IP counsel need a single-location, collaborative IP management platform that can streamline their tasks and deliver comprehensive review mechanisms to manage their intellectual property. An all-inclusive reporting feature could allow the IP team to send and receive robust, structured and visually appealing reports, including various charts and graphs.

Moreover, IP teams need to measure their own performance, identify weaknesses and spot bottlenecks in their internal operations. Software that could provide a data-driven performance review across an IP team could help IP leaders to identify areas for improvement to boost productivity.

To sum up, an ideal IP management system should be capable of the following:

  • IP segmentation and indexing – the system should be intelligent enough to assign technology tags automatically. If automatic tagging is not possible, the system should be flexible enough to allow users to manually assign tags and record comments and analysis.
  • IP portfolio management – the system should provide the user with an insight into the strengths and weaknesses of the portfolio. 
  • IP valuation – the system should be intelligent enough to indicate an estimated dollar value (or any other equivalent measure).
  • Competitive intelligence – the system should have sufficient analytics to provide insight into the IP and product strategy of competitors.
  • Empower strategic decision making – using all the functionality of – and information in – the system, a business person (even with little knowledge of intellectual property) should be able to easily answer the questions that they frequently face.

Essentially, an IP-centric system can serve as a hub for your business operations, ensuring that people follow a set process to achieve consistent results. The biggest advantage of this is that companies can channel such consistency to scale up business growth.

The overriding effect of an IP system is that, instead of reacting to a crisis, you can proactively address issues. When you implement the right system, you free up time and mental capacity. With these extra resources, you can work to grow the business instead of focusing your energy on obtaining maximum output from your team.

Such a system could bring recurring value to your business by helping the IP team to:

  • form an IP or patent policy for the company;
  • continue the IP generation process;
  • combine all functional elements, decision-making processes and their supporting work processes and databases;
  • establish intellectual property as a legal document, business asset and tool for strategic and business decision making;
  • establish competitive assessment practices;
  • develop a valuation process and build value extraction tools; and
  • increase the capability for licensing, joint ventures, joint development, collaborative research and strategic alliances.

What components of an IP system make business growth conducive?

IP strategy and business strategy are generally considered to be two distinct concepts; however, various statistics and expert opinions show a different trend emerging.
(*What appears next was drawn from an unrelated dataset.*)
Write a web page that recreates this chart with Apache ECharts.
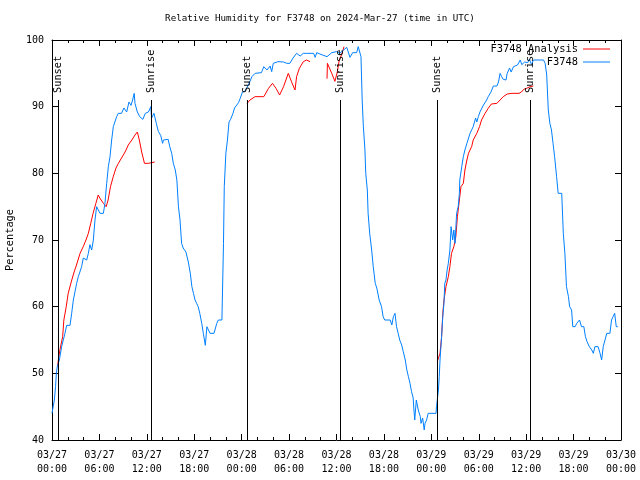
<!DOCTYPE html>
<html>
<head>
<meta charset="utf-8">
<script src="https://cdn.jsdelivr.net/npm/echarts@6/dist/echarts.min.js"></script>
<style>html,body{margin:0;padding:0;background:#fff}#c{width:640px;height:480px}</style>
</head>
<body>
<div id="c"></div>
<script>
// hours since 2024-03-27 00:00 UTC
const obsHours = [0.0,0.15,0.3,0.45,0.55,0.67,0.93,1.22,1.43,1.64,1.86,2.28,2.49,2.7,3.12,3.33,3.75,3.96,4.39,4.6,4.8,5.02,5.23,5.44,5.65,5.86,6.07,6.5,6.7,6.92,7.13,7.34,7.55,7.76,8.18,8.39,8.8,9.1,9.45,9.74,10.0,10.2,10.4,10.5,10.8,11.1,11.5,11.8,12.2,12.5,12.6,12.9,13.2,13.45,13.75,14.0,14.1,14.3,14.7,14.9,15.15,15.35,15.6,15.8,16.0,16.2,16.4,16.6,16.95,17.25,17.5,17.7,17.9,18.1,18.3,18.5,18.7,18.95,19.15,19.4,19.6,19.8,20.0,20.5,20.85,21.05,21.5,21.7,21.8,22.0,22.2,22.4,22.6,22.9,23.1,23.3,23.6,23.8,24.1,24.4,24.85,25.3,25.7,26.5,26.8,27.2,27.6,27.8,28.0,28.6,28.85,29.3,29.7,30.1,30.5,30.95,31.4,31.8,32.2,33.1,33.3,33.5,33.9,34.8,35.4,36.0,36.4,36.9,37.3,37.7,38.05,38.55,38.75,39.1,39.25,39.4,39.6,39.7,39.9,40.0,40.2,40.45,40.65,40.9,41.1,41.4,41.7,41.9,42.1,42.8,43.0,43.2,43.4,43.6,43.8,44.0,44.25,44.45,44.7,44.9,45.1,45.3,45.5,45.7,45.8,45.9,46.1,46.35,46.6,46.7,46.9,47.1,47.2,47.4,47.6,48.6,48.65,48.9,49.0,49.1,49.3,49.45,49.6,49.7,49.85,50.0,50.15,50.35,50.5,50.7,50.85,51.0,51.2,51.4,51.55,51.6,51.85,52.05,52.25,52.5,52.9,53.3,53.6,53.75,53.95,54.15,54.6,55.0,55.2,55.55,55.85,56.3,56.5,56.7,56.9,57.1,57.45,57.6,57.9,58.1,58.4,58.9,59.25,59.45,59.8,60.2,60.4,60.7,60.9,61.1,62.2,62.4,62.6,62.8,63.0,63.2,63.4,63.6,63.85,64.05,64.5,64.7,64.9,65.1,65.35,65.5,65.75,65.9,66.2,66.4,66.75,67.0,67.3,67.5,67.7,68.0,68.3,68.5,68.7,69.1,69.35,69.55,69.75,70.2,70.6,70.8,71.0,71.2,71.4,71.6];
const obsRH = [44,45,46,48,50,51,52,54,55,56,57.2,57.2,59,61,63.5,64.5,66,67.3,67,68,69.3,68.5,70,73,75,75.2,74,74,75.5,78.5,81,82.5,85,87,88.5,89,89,89.8,89.2,90.7,90.2,91,92,90.5,89.2,88.5,88.1,89,89.2,90,88.3,89,87.5,86.3,85.7,84.5,85,85.1,85.1,84,83,81.5,80.5,79,75,73,69.5,68.8,68.2,66.7,65,63,62,61,60.5,60,59,57.5,56,54.2,57,56.5,56,56,57.5,58,58,69.5,78,83,85,87.7,88.1,89,89.8,90.1,90.6,91.2,92.2,92.3,93.25,94.5,95,95.1,96,95.5,96.1,95.25,96.5,96.75,97,96.7,96.5,96.5,97.3,98,97.6,98,98,98,97.4,98.1,97.9,97.5,98.1,98.25,98,98.5,98.9,97.4,98.1,98.1,99,97.5,91,87,83.5,80,77.5,74,71,68.5,66,63.5,62.8,61,60,58.5,58,58,57.25,58.5,59,57,56,55,54.25,53.25,52,50.5,49.5,48.5,47.25,46.3,44.5,43,46,44.5,43.5,42.5,43.3,41.5,42.5,43,44,44,45,47.5,49.5,52,55.5,58.5,60.5,63.5,64,65.5,66.5,68.5,72,70,71.5,69.5,74,75,77,79,81,82.5,83.5,84.5,86,87,88.3,87.7,88.5,89.2,90.25,91,91.5,92.2,93.1,93.1,93.7,95,94.5,94.1,94,95,95.8,95.2,96,96.25,97,96.3,96.7,96.6,97.1,96.3,97,97,97,96.5,94.75,89.5,87.5,86.5,84.5,82.5,79.5,77,77,71,68,63,61.5,60,59.5,57,57,57.5,58,57,57,55.5,54.75,54,53.5,53,54,54,53,52,54,56,56,58,58.5,59,57,57];

const anaHours = [0.7,0.8,1.0,1.35,1.5,1.8,2.05,2.5,2.8,3.1,3.55,3.95,4.3,4.6,4.9,5.2,5.55,5.85,6.05,6.5,6.85,7.1,7.4,7.75,8.1,8.4,8.8,9.25,9.65,10.1,10.5,10.8,11.05,11.35,11.7,12.2,12.4,13.0,13.5,24.7,25.05,25.7,26.8,27.4,27.9,28.35,28.8,29.3,29.9,30.3,30.75,30.95,31.3,31.8,32.2,32.65,33.5,34.8,34.85,35.4,35.8,36.1,36.35,36.65,36.95,40.0,48.75,49.0,49.1,49.3,49.45,49.6,49.85,50.15,50.35,50.55,50.85,51.1,51.3,51.55,51.75,52.05,52.25,52.5,52.7,53.1,53.3,53.75,54.1,54.35,54.8,55.2,55.6,56.3,56.7,57.1,57.6,58.2,59.1,59.4,59.7,60.05,60.5,60.9];
const anaRH = [51,52,53.5,55.5,58,60,62,64,65.2,66.25,68,69,70,71,72.5,74,75.5,76.75,76.3,75.5,75,76,78,79.5,80.8,81.5,82.3,83.2,84.25,85,85.75,86.2,85,83.2,81.5,81.5,81.6,81.7,null,90.5,91,91.5,91.5,92.75,93.5,92.75,91.75,93,95,93.75,92.5,94.5,95.75,96.75,97,96.75,null,94.2,96.5,95,93.8,95.2,97,97.8,99,null,51.75,51.75,53,55.5,59,61,63,64.5,66,68,69,70.5,73.5,76,78,78.5,80.5,82,83,84,85,86,87,88,89,89.75,90.4,90.5,91,91.5,91.9,92,92,92.2,92.6,92.75,93,93.1];

const sunHours = [0.8, 12.53, 24.7, 36.5, 48.75, 60.5];
const sunLabels = ['Sunset','Sunrise','Sunset','Sunrise','Sunset','Sunrise'];
const sunLineTop = 91;

const xTickLabels = ['03/27\n00:00','03/27\n06:00','03/27\n12:00','03/27\n18:00','03/28\n00:00','03/28\n06:00','03/28\n12:00','03/28\n18:00','03/29\n00:00','03/29\n06:00','03/29\n12:00','03/29\n18:00','03/30\n00:00'];
const yTicks = [40,50,60,70,80,90,100];

const FONT = 'DejaVu Sans Mono';
const chart = echarts.init(document.getElementById('c'), null, {renderer:'canvas'});

const obsData = obsHours.map((h,i)=>[h, obsRH[i]]);
const anaData = anaHours.map((h,i)=>[h, anaRH[i] === null ? '-' : anaRH[i]]);
const sunData = sunHours.map((h,i)=>[h, sunLineTop, sunLabels[i]]);

const xCommon = {type:'value', min:0, max:72, interval:6,
  axisLine:{show:true, onZero:false, lineStyle:{color:'#000', width:1}},
  axisTick:{show:true, inside:true, length:6, lineStyle:{color:'#000'}},
  minorTick:{show:true, splitNumber:3, length:3, lineStyle:{color:'#000'}},
  splitLine:{show:false}};
const yCommon = {type:'value', min:yTicks[0], max:yTicks[yTicks.length-1], interval:10,
  axisLine:{show:true, onZero:false, lineStyle:{color:'#000', width:1}},
  axisTick:{show:true, inside:true, length:6, lineStyle:{color:'#000'}},
  splitLine:{show:false}};

chart.setOption({
  animation:false,
  backgroundColor:'#fff',
  title:{text:'Relative Humidity for F3748 on 2024-Mar-27 (time in UTC)', left:'center', top:14, padding:0,
    textStyle:{fontFamily:FONT, fontSize:9.2, fontWeight:'normal', color:'#000'}},
  grid:{left:52, right:19, top:40, bottom:40, containLabel:false, outerBoundsMode:'none'},
  legend:[
    {data:['F3748 Analysis'], right:30, top:44, padding:0, align:'right', icon:'rect', itemWidth:27, itemHeight:1,
     textStyle:{fontFamily:FONT, fontSize:10.4, color:'#000'}},
    {data:['F3748'], right:30, top:57, padding:0, align:'right', icon:'rect', itemWidth:27, itemHeight:1,
     textStyle:{fontFamily:FONT, fontSize:10.4, color:'#000'}}
  ],
  xAxis:[
    Object.assign({}, xCommon, {position:'bottom',
      axisLabel:{show:true, margin:8, fontFamily:FONT, fontSize:10, color:'#000', lineHeight:14,
        formatter:(v)=>{const i=Math.round(v/6); return xTickLabels[i]||'';}}}),
    Object.assign({}, xCommon, {position:'top', axisLabel:{show:false}})
  ],
  yAxis:[
    Object.assign({}, yCommon, {position:'left', name:'Percentage', nameLocation:'middle', nameGap:37, nameRotate:90,
      nameTextStyle:{fontFamily:FONT, fontSize:10.3, color:'#000'},
      axisLabel:{show:true, margin:8, fontFamily:FONT, fontSize:10, color:'#000'}}),
    Object.assign({}, yCommon, {position:'right', axisLabel:{show:false}})
  ],
  series:[
    {name:'F3748 Analysis', type:'line', data:anaData, showSymbol:false, symbol:'none',
     lineStyle:{color:'#ff0000', width:1}, itemStyle:{color:'#ff0000'}, connectNulls:false, z:3},
    {name:'F3748', type:'line', data:obsData, showSymbol:false, symbol:'none',
     lineStyle:{color:'#0080ff', width:1}, itemStyle:{color:'#0080ff'}, z:4},
    {name:'sun', type:'custom', data:sunData, z:5, silent:true,
     renderItem:(params, api)=>{
       const top = api.coord([api.value(0), api.value(1)]);
       const bot = api.coord([api.value(0), 40]);
       const x = Math.round(top[0]) + 0.5;
       return {type:'group', children:[
         {type:'line', shape:{x1:x, y1:top[1], x2:x, y2:bot[1]}, style:{stroke:'#000', lineWidth:1}},
         {type:'text', x:x, y:top[1]-7, rotation:Math.PI/2,
          style:{text:sunLabels[params.dataIndex], textAlign:'left', textVerticalAlign:'middle',
                 fontFamily:FONT, fontSize:10.3, fill:'#000'}}
       ]};
     }}
  ]
});
</script>
</body>
</html>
According to an article published by WIPO: “Estimates vary, but experts believe between 70 percent and 90 percent of the market value of publicly traded companies is attributed to intellectual property.”

This may be because the world is gradually moving towards a knowledge-based economy and intellectual property is gaining recognition as a key business asset. Moreover, according to PwC, 80% of business executives believe that the capital generated through intellectual property to the value of their respective companies may increase over the next three to five years. However, intellectual property remains a poorly managed asset according to the same report.

Nevertheless, such statistics could reflect a change in the fortune of IP teams, as the significance of an IP strategy in a business strategy seems to be increasing.

In the competitive business environment, innovation is increasing and the companies that are prepared to develop the requisite competences are the ones that will survive. This is because innovation is driven by ideas, which are protected through intellectual property.

Executive awareness of increasing competition and the impact of information is pushing businesses towards innovation and intellectual property towards the centre of business decision making. Therefore, it is equally critical to capture the IP knowledge of a company in a centralised system that can help business executives to derive actionable insights for crucial business decisions.

Key takeaways

To underpin the business strategy of a company, an IP management system should be capable of the following:

  • Work tirelessly towards business-focused innovation goals, thereby providing a constantly evolving corpus of patents related to the products of interest – the system should offer a purpose-built, shareable and portable format for capturing patent work products on a claim-by-claim basis. It should provide varying insights to link future business requirements with intellectual property and the ability to create new assets.
  • Create market-driven innovation by building a communication channel for collaboration (eg, among various team members and business executives keeping track of the project) – this can boost the IP strategy of the company and its product and development plans.
  • Offer a common workplace or platform that will capture your analysis, comments and ancillary documents to create a formidable record of diligence, as well as accelerate innovation by providing points for design around in order to extend the list of promising innovations entering the value chain.
  • Allocate budgets – the system should automatically rate intellectual property or at least provide the flexibility to rank intellectual property based on strength and market potential (eg, metrics), and prioritise these according to the business strategy of the company. Moreover, it should work like a licensing platform that can keep track of both inbound and outside licensed assets.
  • Competitive assessment – the system should constantly scrutinise the IP portfolio of competitors and patent assertion entities or trolls to minimise both the risk of infringement and the need to pay licensing fees. It should offer insights relating to gaps in the portfolio in order to help stakeholders make decisions on entering into partnerships (eg, with competitors, research institutes and universities).
  • Keep track of non-patented assets and pending patent applications related to the technology of interest – the system should offer editable, product feature-focused technology tags which associate the indexed patents with the relevant tech categories.
  • Flag patents for review by R&D professionals, along with highlights and comments to direct attention to particular claim aspects for consideration – the system should also be flexible enough to share analysis and work products with both the internal team and outside counsel in a collaborative environment to capture their input.
  • Include a functionality to start and maintain an active dialogue between R&D and legal to seamlessly manage patent risk – a multiple-level review system can improve visibility and maintain transparency, allowing stakeholders to provide instant feedback based on their experiences to ensure that analysis is heading in the right direction.